Judge Jesse Olney of the San Bernardino (California) County Bar, formerly Superior Judge of that County, in an article in the April, 1938, State Bar Journal of California, is somewhat critical of juvenile courts and says: "Active young criminals invariably ask that their cases be sent to the Juvenile Court." Furthermore, if the accused waives a jury the District *Page 169 Court may transfer the case to the Juvenile Court. The argument of the majority last adverted to does not impress me favorably. It is beside the point. The rights of the individual guaranteed by the constitution cannot be determined by the criterion of whether we think them useful or otherwise.

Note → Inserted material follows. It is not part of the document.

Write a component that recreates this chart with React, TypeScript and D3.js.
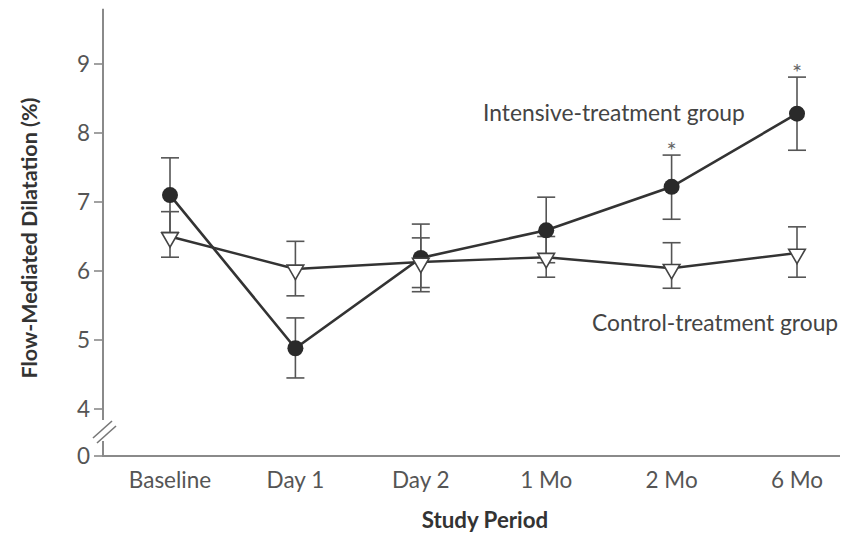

After a prolonged study of the act, I am influenced by the deep conviction that it was the legislative thought that no great stigma or ignominy will attach to a juvenile to be made a ward of the court for indulging in bad habits or associations, or even commission of petty offenses, but that it is quite another matter to have of record in the juvenile court a judgment that an accused juvenile has been adjudicated to have committed rape, robbery, assault with intent to kill, or any other infamous or felonious offense with the stigma and ignominy attached thereto without having had his constitutional right to a trial by jury.

When we were unanimously in support of this view, as expressed in the opinion originally filed, I was able to concur in the conclusions that the petitioner had not otherwise made a good case against the constitutionality of the statute, but with the majority change of position on this important element of the case, resulting in the further detention of the petitioner instead of his discharge, I am cast in doubt as to whether some of his other positions may not have been well taken.

Since the objections to the opinion and decision of the majority, which I have here specifically developed are insurmountable, I find it unnecessary to elaborate those doubts. I dissent.